Stitched Identities: Frankenstein between Cultural Theory and Teaching Practice
DOI:
https://doi.org/10.54103/2035-7680/30978Keywords:
body; Cultural Studies; Literature teaching; upper secondary school education; Frankenstein; discourse and powerAbstract
The article proposes a Cultural Studies approach to the analysis of narrative literary texts, taking the body as a keyword and critical device. Drawing on Cultural Studies perspectives, it shows how the body constitutes a privileged site in which ideological and political dynamics, as well as cultural conflicts, become visible—dynamics that have historically contributed to defining, delimiting, or excluding what is recognised as ‘human,’ ‘normal,’ and ‘legitimate’ and that shape processes of subjectivation and identification.
The first part outlines a theoretical framework that conceives of the body as a historically situated construction and as a surface of cultural inscription, bringing into dialogue Michel Foucault, feminist and queer theory (with particular reference to Judith Butler and Elizabeth Grosz), and key trajectories within Cultural Studies. Mary Shelley’s Frankenstein (1818; 1831) is taken as an exemplary case study, as it enables an effective examination of the relationship between body and identity (both individual and social), the logics of inclusion and exclusion, and the processes of normalisation and monstrification of the ‘othered’ body.

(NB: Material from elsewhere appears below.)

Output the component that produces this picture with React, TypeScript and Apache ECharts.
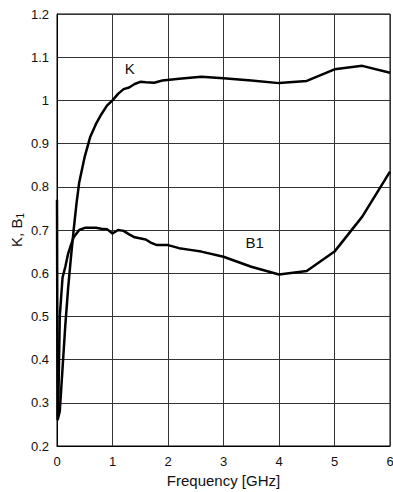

The second part presents a teaching module for a fourth-year upper secondary school class, which translates these categories into a Cultural Studies reading of the novel centred on the Creature’s body as a culturally legible text and as a critical device through which identity is constructed—or denied. The proposed activity shows how a canonical text can be reread in light of issues that shape the contemporary socio-cultural present, thereby reinforcing the critical and formative function of literary education.